Bletchley by contrast had hardly any budget (we had to cut a budgerigar from one scene because it was too expensive to hire the bird and a wrangler to look after it). But it had a stunning cast playing the code-breaking women, and it was entirely my own story. The idea had been humming around in my head for ages: top-flight minds who had helped win the war, relegated to domestic banality – whist evenings and book clubs. As well as writing what I hope was a diverting serial-killer drama, I tried hard to depict what it must have been like not to be able to talk to your family about the part you’d played in changing the course of history.
And then there was Harriet’s Army. The brief was to come up with a drama for CBBC to commemorate the Centennial of the First World War, but with the focus – of course – on children. Scouts and Guides volunteered their services for the war effort the moment war was declared in 1914, and Government accepted almost instantly: they were put to work guarding railway lines, bridges, harbours, anywhere at risk of sabotage from enemy agents. From that starting point I worked up a story of spies, espionage and misplaced suspicions, and developed a leading character, Harriet, who is kicked out of the Guides (for punching a boy in the face) but who is determined to do her part. I wrote it in part because, by this time, I had two children of my own – then aged 7 and 5 – and I wanted to write something they’d be able to enjoy.
I was thrilled to win the Best Writer BAFTA for it. Before the ceremony I was playing things very cool, telling myself it was lovely to be nominated but then they started announcing the winners and suddenly I was in a complete lather of nerves and realised I was hugely proud of this show and really wanted it to win. Which was painfully uncool of me, I know.
Since Harriet, I adapted Joanna Nadin’s novel Joe All Alone for CBBC – and that also won a BAFTA for Best Drama. (Possibly I should have been doing children’s stories all along.) I enjoy the process of adapting other people’s work almost as much as writing original ideas. It’s not always easy to do though. Having been a novelist and seen my own work adapted, I’m sharply aware of how strange and potentially intrusive the experience can be for the author of the book, so it’s really important to me to get it right.
Right now the big project is adapting Anthony Horowitz’s Alex Rider novels for television. The first season is already available and I’m well into scripting season two. This is tremendous fun: taking a series of much-loved books and expanding them for wider appeal. I’ve written for adults before, and for children, but this is the first time I’ve done something with a broad family appeal. I’m also Executive Producer on the show, which means I get a say in some of the more interesting behind-the-scenes decisions – casting, editing, music choices, that kind of thing.
If I were giving advice to young Carthusians or OCs embarking on a career in writing then I would say the most important thing is that you have to write. By which I mean put words down, every day. Planning and thinking and talking and researching and structuring and so on are all well and good and often necessary… but they can also be seductive ways to procrastinate. Write, and keep writing; usually a lot of it will be bad, but you can throw it away or rework it. Rewriting is essential. Hemingway told us the only kind of writing is rewriting. John Steinbeck, another American whose work I love, wrote five hundred words a day. It’s not very much. But he wrote every day, without exception, without fail, birthdays, Christmases, all of them. We should all be so dedicated.
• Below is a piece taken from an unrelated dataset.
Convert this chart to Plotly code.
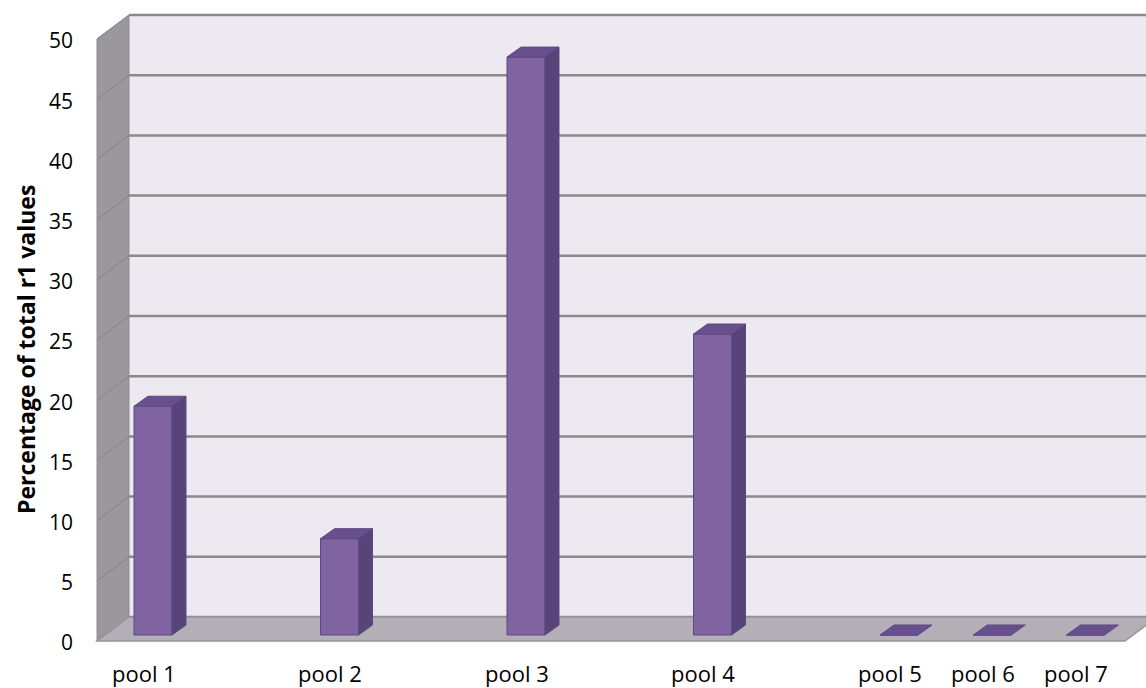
import plotly.graph_objects as go

# ---------------- data ----------------
categories = ["pool 1", "pool 2", "pool 3", "pool 4", "pool 5", "pool 6", "pool 7"]
values = [19, 8, 48, 25, 0, 0, 0]
y_ticks = [0, 5, 10, 15, 20, 25, 30, 35, 40, 45, 50]
y_title = "Percentage of total r1 values"

# ---------------- layout constants (positions / styles) ----------------
W, H = 1146, 688
PLOT_L = 80
slots = [0, 2, 4, 6, 8, 9, 10]          # category slot positions on the floor
X0_PX, SLOT_PX = 153.0, 93.25           # pixel of slot 0 centre, pixels per slot
Y0_PX, UNIT_PX = 635.0, 12.04           # pixel of value 0 (bar front plane), pixels per unit
BAR_W = 38 / SLOT_PX
DX, DY = 14 / SLOT_PX, 10 / UNIT_PX     # bar depth offset
Y_MAX = 50

x_range = [(PLOT_L - X0_PX) / SLOT_PX, (W - X0_PX) / SLOT_PX]
y_range = [(Y0_PX - H) / UNIT_PX, Y0_PX / UNIT_PX]

# wall / floor geometry (in axis units)
FRONT_DY = -6 / UNIT_PX      # floor front edge relative to bar plane
BACK_DY = 18 / UNIT_PX       # back wall base relative to bar plane
SIDE_XF = (97 - X0_PX) / SLOT_PX
SIDE_XB = (129 - X0_PX) / SLOT_PX
FLOOR_XF = (1125 - X0_PX) / SLOT_PX
FLOOR_XB = (1157 - X0_PX) / SLOT_PX

FONT = "Open Sans"
BACK_COL = "#ECE9F1"
SIDE_COL = "#9A989D"
FLOOR_COL = "#B4AFB6"
GRID_COL = "#8A8A8A"
BAR_FRONT = "#8064A2"
BAR_SIDE = "#574479"
BAR_TOP = "#67508D"
BAR_LINE = "#5C4885"

fig = go.Figure()

shapes = []
# back wall
shapes.append(dict(type="rect", xref="x", yref="y", x0=SIDE_XB, x1=FLOOR_XB,
                   y0=BACK_DY, y1=Y_MAX + BACK_DY, fillcolor=BACK_COL,
                   line=dict(width=0), layer="below"))
# side wall
shapes.append(dict(type="path", xref="x", yref="y",
                   path=f"M{SIDE_XF},{FRONT_DY} L{SIDE_XF},{Y_MAX + FRONT_DY} "
                        f"L{SIDE_XB},{Y_MAX + BACK_DY} L{SIDE_XB},{BACK_DY} Z",
                   fillcolor=SIDE_COL, line=dict(color="#8E8C90", width=1), layer="below"))
# gridlines
for v in y_ticks:
    shapes.append(dict(type="line", xref="x", yref="y", x0=SIDE_XB, x1=FLOOR_XB,
                       y0=v + BACK_DY, y1=v + BACK_DY,
                       line=dict(color=GRID_COL, width=2.5), layer="below"))
    shapes.append(dict(type="line", xref="x", yref="y", x0=SIDE_XF, x1=SIDE_XB,
                       y0=v + FRONT_DY, y1=v + BACK_DY,
                       line=dict(color="#858387", width=1), layer="below"))
# floor
shapes.append(dict(type="path", xref="x", yref="y",
                   path=f"M{SIDE_XF},{FRONT_DY} L{FLOOR_XF},{FRONT_DY} "
                        f"L{FLOOR_XB},{BACK_DY} L{SIDE_XB},{BACK_DY} Z",
                   fillcolor=FLOOR_COL, line=dict(color="#98949A", width=1.5), layer="below"))

# bar fronts
fig.add_trace(go.Bar(x=slots, y=values, width=BAR_W, base=0,
                     marker=dict(color=BAR_FRONT, line=dict(color=BAR_LINE, width=1)),
                     hoverinfo="skip", showlegend=False))

# bar sides and tops
sx, sy, tx, ty = [], [], [], []
for s, v in zip(slots, values):
    xl, xr = s - BAR_W / 2, s + BAR_W / 2
    if v > 0:
        sx += [xr, xr + DX, xr + DX, xr, xr, None]
        sy += [0, DY, v + DY, v, 0, None]
    tx += [xl, xl + DX, xr + DX, xr, xl, None]
    ty += [v, v + DY, v + DY, v, v, None]
fig.add_trace(go.Scatter(x=sx, y=sy, mode="lines", fill="toself", fillcolor=BAR_SIDE,
                         line=dict(color=BAR_LINE, width=1), hoverinfo="skip", showlegend=False))
fig.add_trace(go.Scatter(x=tx, y=ty, mode="lines", fill="toself", fillcolor=BAR_TOP,
                         line=dict(color=BAR_LINE, width=1), hoverinfo="skip", showlegend=False))

# invisible trace to activate tick-label axis
fig.add_trace(go.Scatter(x=[None], y=[None], yaxis="y2", showlegend=False, hoverinfo="skip"))

annotations = []
for s, c in zip(slots, categories):
    annotations.append(dict(x=s - 0.1, y=(H - 673) / H, xref="x", yref="paper",
                            text=c, showarrow=False, xanchor="center", yanchor="middle",
                            font=dict(family=FONT, size=22, color="black")))
annotations.append(dict(x=(26 - PLOT_L) / (W - PLOT_L), y=(H - 350) / H,
                        xref="paper", yref="paper", text=f"<b>{y_title}</b>",
                        textangle=-90, showarrow=False, xanchor="center", yanchor="middle",
                        font=dict(family=FONT, size=23, color="black")))

label_shift = 8 / UNIT_PX
fig.update_layout(
    width=W, height=H,
    margin=dict(l=PLOT_L, r=0, t=0, b=0),
    paper_bgcolor="white", plot_bgcolor="white",
    barmode="overlay",
    xaxis=dict(range=x_range, visible=False, fixedrange=True),
    yaxis=dict(range=y_range, visible=False, fixedrange=True),
    yaxis2=dict(range=[y_range[0] + label_shift, y_range[1] + label_shift],
                overlaying="y", side="left", showgrid=False, zeroline=False,
                showline=False, ticks="", tickvals=y_ticks,
                ticktext=[str(t) for t in y_ticks], ticklabelstandoff=6,
                tickfont=dict(family=FONT, size=21, color="black"), fixedrange=True),
    shapes=shapes,
    annotations=annotations,
    showlegend=False,
)

fig.write_html("out.html")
I try to find places and atmospheres that draw me in – at least for novels. If I can latch on to a sense of place, then imagination can kind of take over and gradually people it with characters. The characters grow from nothing, bit by bit, until in the end you know them incredibly personally and entirely; you live with them for months and months and they occupy a huge part of your life during the writing. And then you finish the book and have to say goodbye to them. It’s very strange, and it can be very sad too; but they kind of stay friends. They’re still there. Reading is like that too, of course.
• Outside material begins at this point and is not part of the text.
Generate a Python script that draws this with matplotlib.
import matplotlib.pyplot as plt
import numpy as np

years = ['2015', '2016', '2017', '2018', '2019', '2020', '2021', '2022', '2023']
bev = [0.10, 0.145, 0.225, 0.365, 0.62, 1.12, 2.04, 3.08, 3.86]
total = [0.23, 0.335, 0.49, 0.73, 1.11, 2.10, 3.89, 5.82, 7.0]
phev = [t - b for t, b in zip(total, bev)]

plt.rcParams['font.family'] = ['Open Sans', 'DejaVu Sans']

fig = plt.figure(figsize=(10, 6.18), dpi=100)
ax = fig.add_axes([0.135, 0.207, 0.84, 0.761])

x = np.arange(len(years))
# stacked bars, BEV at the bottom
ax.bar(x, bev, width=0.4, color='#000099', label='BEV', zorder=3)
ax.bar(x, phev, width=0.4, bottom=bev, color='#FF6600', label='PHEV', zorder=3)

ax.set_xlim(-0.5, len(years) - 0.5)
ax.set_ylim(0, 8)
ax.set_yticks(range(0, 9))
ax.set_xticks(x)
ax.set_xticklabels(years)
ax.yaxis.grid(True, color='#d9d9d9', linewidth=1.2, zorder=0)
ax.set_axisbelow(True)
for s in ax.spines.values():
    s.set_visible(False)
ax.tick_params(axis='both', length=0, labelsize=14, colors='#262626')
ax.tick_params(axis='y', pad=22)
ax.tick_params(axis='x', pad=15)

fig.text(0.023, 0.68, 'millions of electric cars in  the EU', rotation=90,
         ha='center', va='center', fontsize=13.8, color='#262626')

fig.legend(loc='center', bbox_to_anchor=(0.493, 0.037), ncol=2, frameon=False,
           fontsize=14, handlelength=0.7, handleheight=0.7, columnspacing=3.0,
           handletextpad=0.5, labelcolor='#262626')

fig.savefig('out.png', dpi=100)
The skills for both screenwriting and novel writing are also very different, both in terms of the discipline of writing and the formal structure. With a novel, the style and construction of the prose can be central – as important, or more important, than plot – whereas in screenplays it’s secondary. Novels can be as conventional or as experimental as you want: there’s very little in the way of a received structural template that you have to follow – the form is open-ended, malleable, extensible. Screenplays, on the other hand, are extremely formulaic and inhabiting that form is central to the writing process. Nowadays there is often a pre-title “cold open”, then three or four acts punctuated by stings (and perhaps ushering in ad breaks if you’re on a terrestrial channel), and then a climax which, if the story is a serial rather than a series, should include a hook to draw the viewer on to the next episode… and that same structure can be applied more or less equally to character dramas and to sci-fi space operas, to police procedurals or coming-of-age comedies. When I say “formulaic”, I don’t mean it in a derogatory sense. A lot of art is formulaic: a minuet and trio follows a conventional structure and is none the worse for it, and so – with allowance for improvisation – does a jazz standard. And of course here I’m talking about television screenplays; film scripts follow their own equally well-documented and venerated structural conventions. You mess with this stuff at your peril.
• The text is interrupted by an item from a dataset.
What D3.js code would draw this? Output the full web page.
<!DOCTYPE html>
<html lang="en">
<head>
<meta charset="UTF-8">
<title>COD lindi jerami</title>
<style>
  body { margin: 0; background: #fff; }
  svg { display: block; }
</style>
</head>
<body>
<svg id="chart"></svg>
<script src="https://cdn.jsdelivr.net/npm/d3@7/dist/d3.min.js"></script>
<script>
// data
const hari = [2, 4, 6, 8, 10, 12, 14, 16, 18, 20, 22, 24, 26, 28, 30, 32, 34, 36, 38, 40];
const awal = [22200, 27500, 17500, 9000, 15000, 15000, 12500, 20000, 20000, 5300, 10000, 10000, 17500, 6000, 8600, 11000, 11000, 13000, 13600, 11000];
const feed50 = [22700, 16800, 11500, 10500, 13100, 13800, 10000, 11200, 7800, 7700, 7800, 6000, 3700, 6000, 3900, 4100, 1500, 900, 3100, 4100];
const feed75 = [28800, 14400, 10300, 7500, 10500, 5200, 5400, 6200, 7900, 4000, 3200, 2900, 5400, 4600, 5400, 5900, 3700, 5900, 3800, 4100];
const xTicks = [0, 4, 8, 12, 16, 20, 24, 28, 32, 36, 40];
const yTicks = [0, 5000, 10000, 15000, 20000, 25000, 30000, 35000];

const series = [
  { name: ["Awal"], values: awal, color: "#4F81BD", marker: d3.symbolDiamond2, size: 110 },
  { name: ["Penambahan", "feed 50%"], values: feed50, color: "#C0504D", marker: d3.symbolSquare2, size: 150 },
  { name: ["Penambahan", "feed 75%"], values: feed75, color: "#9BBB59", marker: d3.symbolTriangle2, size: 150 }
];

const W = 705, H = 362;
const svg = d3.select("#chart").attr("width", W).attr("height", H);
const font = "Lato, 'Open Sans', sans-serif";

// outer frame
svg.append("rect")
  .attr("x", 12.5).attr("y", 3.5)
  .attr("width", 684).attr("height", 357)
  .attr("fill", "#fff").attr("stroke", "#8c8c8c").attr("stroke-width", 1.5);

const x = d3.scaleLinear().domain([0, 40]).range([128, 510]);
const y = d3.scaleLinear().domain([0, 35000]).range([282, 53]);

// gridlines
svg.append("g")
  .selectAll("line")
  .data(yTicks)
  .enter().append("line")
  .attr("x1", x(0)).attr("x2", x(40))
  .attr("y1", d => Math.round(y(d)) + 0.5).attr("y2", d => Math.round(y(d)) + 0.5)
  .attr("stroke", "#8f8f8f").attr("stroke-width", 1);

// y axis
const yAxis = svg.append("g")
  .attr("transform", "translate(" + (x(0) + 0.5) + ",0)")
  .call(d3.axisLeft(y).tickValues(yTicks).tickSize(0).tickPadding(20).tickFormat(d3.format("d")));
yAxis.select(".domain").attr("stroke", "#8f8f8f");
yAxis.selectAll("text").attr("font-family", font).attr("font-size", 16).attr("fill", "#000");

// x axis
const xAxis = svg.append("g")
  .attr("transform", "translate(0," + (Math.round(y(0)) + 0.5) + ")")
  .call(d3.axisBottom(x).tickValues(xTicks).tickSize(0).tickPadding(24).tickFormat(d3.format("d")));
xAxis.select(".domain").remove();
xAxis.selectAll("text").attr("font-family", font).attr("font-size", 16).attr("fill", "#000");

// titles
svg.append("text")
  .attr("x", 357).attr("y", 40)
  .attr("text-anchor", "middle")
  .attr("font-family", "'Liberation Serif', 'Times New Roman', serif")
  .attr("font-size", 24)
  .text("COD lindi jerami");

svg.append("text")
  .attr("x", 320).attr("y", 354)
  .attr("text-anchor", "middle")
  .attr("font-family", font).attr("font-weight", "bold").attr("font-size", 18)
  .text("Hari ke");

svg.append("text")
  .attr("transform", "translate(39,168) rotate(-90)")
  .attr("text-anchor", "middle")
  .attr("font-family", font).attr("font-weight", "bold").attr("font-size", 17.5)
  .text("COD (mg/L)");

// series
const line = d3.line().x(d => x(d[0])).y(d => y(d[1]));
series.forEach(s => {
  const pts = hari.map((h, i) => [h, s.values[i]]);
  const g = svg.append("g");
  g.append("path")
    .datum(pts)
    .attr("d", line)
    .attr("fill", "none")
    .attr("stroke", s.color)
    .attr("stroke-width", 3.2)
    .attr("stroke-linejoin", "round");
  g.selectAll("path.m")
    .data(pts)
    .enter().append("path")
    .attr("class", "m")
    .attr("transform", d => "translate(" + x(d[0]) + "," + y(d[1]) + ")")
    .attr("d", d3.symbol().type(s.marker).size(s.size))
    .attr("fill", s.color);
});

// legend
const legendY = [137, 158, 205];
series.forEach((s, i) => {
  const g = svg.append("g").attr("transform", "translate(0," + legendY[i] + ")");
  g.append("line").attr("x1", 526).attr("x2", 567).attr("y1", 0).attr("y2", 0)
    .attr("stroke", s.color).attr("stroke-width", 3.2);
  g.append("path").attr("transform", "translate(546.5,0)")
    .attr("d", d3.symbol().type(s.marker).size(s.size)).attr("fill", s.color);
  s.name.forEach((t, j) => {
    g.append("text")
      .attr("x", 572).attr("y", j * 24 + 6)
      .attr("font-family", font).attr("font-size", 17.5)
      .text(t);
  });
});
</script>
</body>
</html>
Finally, of course there’s the simple difference that with a novel, you’re entirely on your own; whereas with television, the writer is only the first domino in a long cascade – script editors, production team, designers, musicians, directors, actors, crew, editors and many many more – all of whom have to work together to create the final result (and have to be on top form for that result to be any good). Though it’s still a pretty solitary occupation by most people’s standards, it’s nevertheless far more collaborative than the hermit-like existence of the novelist. And it also means that writing is just one skill you have to hone: pitching ideas, meeting deadlines, not laughing when the actors can’t pronounce words like “burial”, dealing with clashes of egos, solving problems like not being able to afford budgerigars at short notice, discouraging the star from tinkering with the script… these are all skills of which the novelist has no need.
On balance I would say that I do prefer writing novels, both for the control and the language. I took a very long break from them – essentially set them aside after The Dandelion Clock in order to focus on screenwriting – but I’m ready to get back to them now and have been working on something, on and off, for a while. I feel as if the past twenty years have been necessary in order for me to decide how I want to write. And writing for screen has undeniably influenced this, so that the concision and economy of screenplay writing (which is often almost a kind of shorthand) has come to flavour how I construct prose. So I hope very much to write another novel soon.